Brown claims Celgene marketed the drugs to cancer patients and their physicians for indications that had not been approved by the FDA. She alleges that Celgene defrauded government-funded healthcare programs – including Medicare, Medicaid, TRICARE, the Veterans Administration, and the Federal Employees Health Benefits Program – by promoting the drugs for non-approved uses and paying illegal kickbacks to providers.

In her lawsuit, Brown states that Celgene’s unlawful promotion of the drugs for off-label uses caused “federal, state, and local government healthcare programs…to pay for millions of prescriptions that never would have been submitted for reimbursement but for Celgene’s activities.”

The drug, though toxic and withdrawn from use with pregnant women remained interesting to drug companies because of its immunimodulatory properties.

The drug was initially approved for use with leprosy patients. But leprosy, though devastating, wasn’t a profitable venture for the company. So they began looking at other ways to make money on it.

Brown says, “”There was no profit in treating a disease that affects less than a few hundred people a year in the United States. So Celgene never developed substantive marketing materials about ENL (leprosy treatment) or trained its sales representatives to sell [thalidomide] to physicians who treat leprosy,” Brown’s alleges.

Instead of marketing the drug for this limited indication, Celgene instead “violated explicit FDA regulations prohibiting misbranding, including off-label marketing: Celgene flooded the country with sales representatives” who were under heavy pressure to sell thalidomide and later lenalidomide to oncologists.
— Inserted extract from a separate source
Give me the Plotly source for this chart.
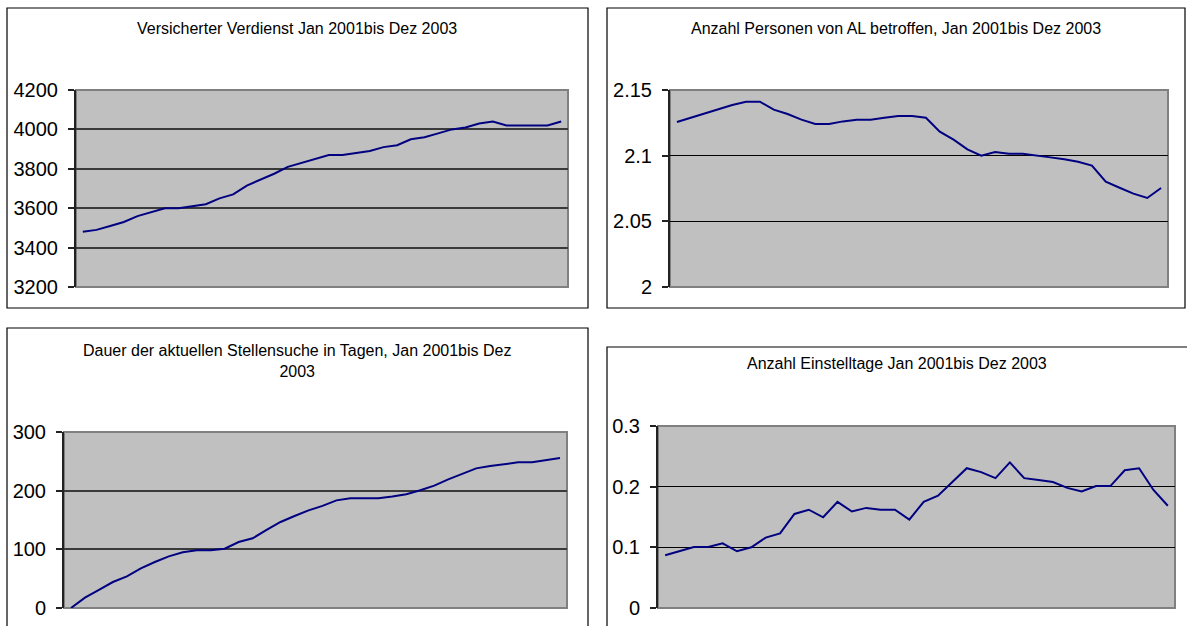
import plotly.graph_objects as go

W, H = 1187, 626

months = list(range(36))  # Jan 2001 .. Dec 2003

verdienst = [3480, 3490, 3510, 3530, 3560, 3580, 3600, 3600, 3610, 3620, 3650, 3670,
             3715, 3745, 3775, 3810, 3830, 3850, 3870, 3870, 3880, 3890, 3910, 3920,
             3950, 3960, 3980, 4000, 4010, 4030, 4040, 4020, 4020, 4020, 4020, 4040]

personen = [2.1256, 2.1289, 2.1322, 2.1355, 2.1386, 2.1411, 2.1411, 2.1350, 2.1317, 2.1274, 2.1241, 2.1241,
            2.1261, 2.1274, 2.1274, 2.1289, 2.1302, 2.1302, 2.1289, 2.1183, 2.1122, 2.1048, 2.1000, 2.1028,
            2.1015, 2.1015, 2.1003, 2.0987, 2.0972, 2.0954, 2.0924, 2.0802, 2.0756, 2.0711, 2.0678, 2.0754]

dauer = [0, 17.6, 30.7, 44.3, 54, 67.6, 78.4, 88, 95, 98.3, 98.3, 101,
         112.5, 118.8, 133, 146.6, 156.8, 166.5, 174, 183.5, 187, 187, 187, 190,
         193.8, 200.6, 208.5, 219.3, 228.4, 238, 242, 245.5, 248.3, 248.3, 252.3, 255.7]

einstelltage = [0.087, 0.094, 0.1005, 0.1005, 0.1065, 0.0935, 0.100, 0.116, 0.123, 0.155, 0.162, 0.1495,
                0.175, 0.159, 0.165, 0.162, 0.162, 0.1457, 0.175, 0.185, 0.2076, 0.2304, 0.224, 0.214,
                0.240, 0.214, 0.211, 0.2076, 0.198, 0.192, 0.201, 0.201, 0.227, 0.2304, 0.1946, 0.1685]

titles = [
    "Versicherter Verdienst Jan 2001bis Dez 2003",
    "Anzahl Personen von AL betroffen, Jan 2001bis Dez 2003",
    "Dauer der aktuellen Stellensuche in Tagen, Jan 2001bis Dez<br>2003",
    "Anzahl Einstelltage Jan 2001bis Dez 2003",
]
series = [verdienst, personen, dauer, einstelltage]
y_ranges = [[3200, 4200], [2.0, 2.15], [0, 300], [0, 0.3]]
y_dticks = [200, 0.05, 100, 0.1]
grid_styles = [("#3a3a3a", 2), ("#000000", 1), ("#3a3a3a", 2), ("#000000", 1)]

# pixel geometry (x0, x1, y0, y1) with y from top
borders = [(7, 588, 8, 308), (607, 1185, 8, 308), (7, 588, 328, 640), (607, 1190, 347, 640)]
plots = [(76, 568, 90, 287), (670, 1168, 90, 287), (64, 567, 432, 608), (658, 1175, 426, 608)]
title_y = [29, 29, 361, 363]

fig = go.Figure()
shapes = []
annotations = []
layout = {}

def px_x(v):
    return v / W

def px_y(v):
    return 1 - v / H

FONT = "Liberation Sans, Arial, sans-serif"

for i in range(4):
    n = "" if i == 0 else str(i + 1)
    xa = "x" + n
    ya = "y" + n
    fig.add_trace(go.Scatter(x=months, y=series[i], mode="lines",
                             line=dict(color="#000080", width=2),
                             xaxis=xa, yaxis=ya, showlegend=False, hoverinfo="skip"))
    x0, x1, y0, y1 = plots[i]
    layout["xaxis" + n] = dict(domain=[px_x(x0), px_x(x1)], range=[-0.5, 35.5],
                               showticklabels=False, showgrid=False, zeroline=False,
                               ticks="", showline=False, anchor=ya, fixedrange=True,
                               automargin=False)
    gc, gw = grid_styles[i]
    layout["yaxis" + n] = dict(domain=[px_y(y1), px_y(y0)], range=y_ranges[i], dtick=y_dticks[i],
                               tick0=y_ranges[i][0],
                               showgrid=True, gridcolor=gc, gridwidth=gw,
                               zeroline=False, showline=True, linecolor="#222222", linewidth=2,
                               ticks="outside", ticklen=6, tickcolor="#222222", tickwidth=1.5,
                               ticklabelstandoff=6,
                               tickfont=dict(size=20, color="#000000", family=FONT),
                               anchor=xa, fixedrange=True, automargin=False)
    shapes.append(dict(type="rect", xref=xa + " domain", yref=ya + " domain",
                       x0=0, x1=1, y0=0, y1=1, fillcolor="#C0C0C0",
                       line=dict(color="#808080", width=2), layer="below"))
    bx0, bx1, by0, by1 = borders[i]
    shapes.append(dict(type="rect", xref="paper", yref="paper",
                       x0=px_x(bx0), x1=px_x(bx1), y0=px_y(by1), y1=px_y(by0),
                       line=dict(color="#000000", width=1.2), fillcolor="rgba(0,0,0,0)", layer="below"))
    annotations.append(dict(text=titles[i], xref="paper", yref="paper",
                            x=px_x((bx0 + min(bx1, 1187)) / 2), y=px_y(title_y[i]),
                            xanchor="center", yanchor="middle", showarrow=False,
                            font=dict(size=16, color="#000000", family=FONT),
                            align="center"))

fig.update_layout(**layout)
fig.update_layout(width=W, height=H, margin=dict(l=0, r=0, t=0, b=0, autoexpand=False),
                  paper_bgcolor="#FFFFFF", plot_bgcolor="rgba(0,0,0,0)",
                  shapes=shapes, annotations=annotations, showlegend=False)

post = (
    "var de=document.documentElement;de.style.margin='0';de.style.padding='0';"
    "de.style.overflow='hidden';"
    "var b=document.body;b.style.margin='0';b.style.padding='0';b.style.overflow='hidden';"
)

fig.write_html("out.html", config={"displayModeBar": False}, post_script=post)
Celgene continued these actions even after receiving warning letters from the FDA in 1998 and 2000.

Once the case was unsealed, Celgene was given access to the complaint and filed a motion to dismiss. The Judge denied the motion noting that “Celgene cannot reasonably suggest that the 100-plus pages in the [complaint] do not give adequate notice of the misconduct alleged – as a direct participant in Celgene’s off-label promotion, Brown ‘sets out the particular workings of a scheme that was communicated directly to [her] by those perpetrating the fraud’.”

Hopefully the case goes well for Brown from this point on and the government comes to its senses. If the case settles or proceeds to trial and ends up in Brown’s favor, she stands to recover a substantial sum of money, under the False Claims Act’s (both state and federal) recovery sharing provisions.

And if the case does resolve itself in her favor, hopefully the media takes notice and brings to light the shady dealings surrounding this dangerous drug.